27 February, 2008

Drama

I was not greatly surprised to discover that Fernando Otero is a composer. I bumped into his name while enthusiastically scanning the Joe's Pub performance calendar, and Fernando and I immediately hit it off. On his most recent album - Pagina de Buenos Aires - Otero spends a lot of time creating dramatic piano-driven songs that could variously set the mood for thrillers, comedies, or romances.

I really enjoyed listening to this album for a few different reasons. One reason was that the songs elicited an emotional response that I haven't felt so deeply since I first listened to Alan Menken's Disney soundtracks (I guess this would mean that I haven't felt this emotional about my music since last fall when I went to see Enchanted. Go figure.) Another reason that I love Pagina de Buenos Aires is that the music is just well-written. The songs have a clean quality that is not over-polished or over-instrumentalized. I find it draining to listen to music that utilizes many unusual instruments and layers loud sounds upon loud sounds. At some point, you're just making noise.
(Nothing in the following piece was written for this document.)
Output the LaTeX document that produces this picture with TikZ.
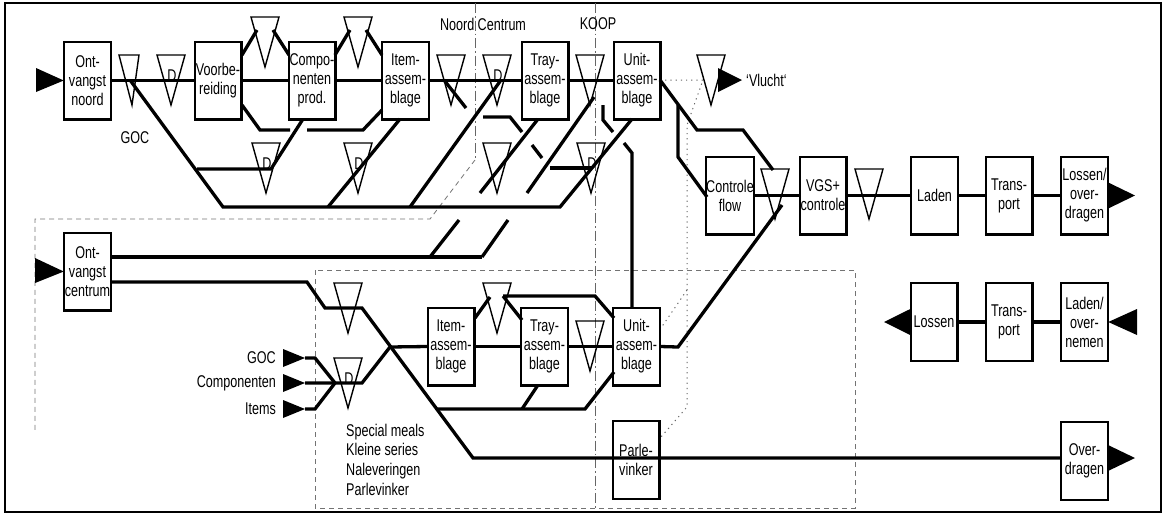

Fernando Otero walks that fine line between boring and overpowering, and he succeeds in creating music that is interesting and emotionally accessible.

Enough about the album as a whole; because, although the album should be listened to as a whole composition - like the soundtrack to a movie or play - there are great individual songs that succeed particularly well in creating a specific feeling. The very first track - "Chirimbolos" - is a playful and syncopated introduction to the varied sounds that follow. "La Vista Gorda" is both South American in feel and also surprisingly Eastern European. It's a moving song, a traveling song best used as the backdrop for a Gypsy caravan. "Piringundin" is the next song that really makes my ears tingle with excitement. I recently watched Hitchcock's North By Northwest, and I personally think that "Pirigundin" would fit perfectly in the soundtrack. It sounds like danger, and it intensifies like a swiftly beating heart. "Musico del Circo" is like a mobius strip of sound. It loops upon itself in multiple dimensions, and vividly captures feelings of both playfulness and ominousness. "Calendario" is the song that I find most entertaining on the entire album. It's sad really: a sad, slow song that never drifts away from the piano. It seems to swim along the bottom of life, never really surfacing for air or sunlight, always viewing the world through a blue-green lens.

There's nothing incredibly happy to be found on Fernando Otero's album. It's a roller-coaster of emotion, but never did I come across a sound that's undeniably celebratory or even inherently pleasant and "sunshiney". It's an edgy album, that is thrilling, and funny, and lustful, and dark, and circuitous at different notes. Otero makes great music, but it may be the kind of music that you want to listen to when the snow has melted and the world is a bit less harsh.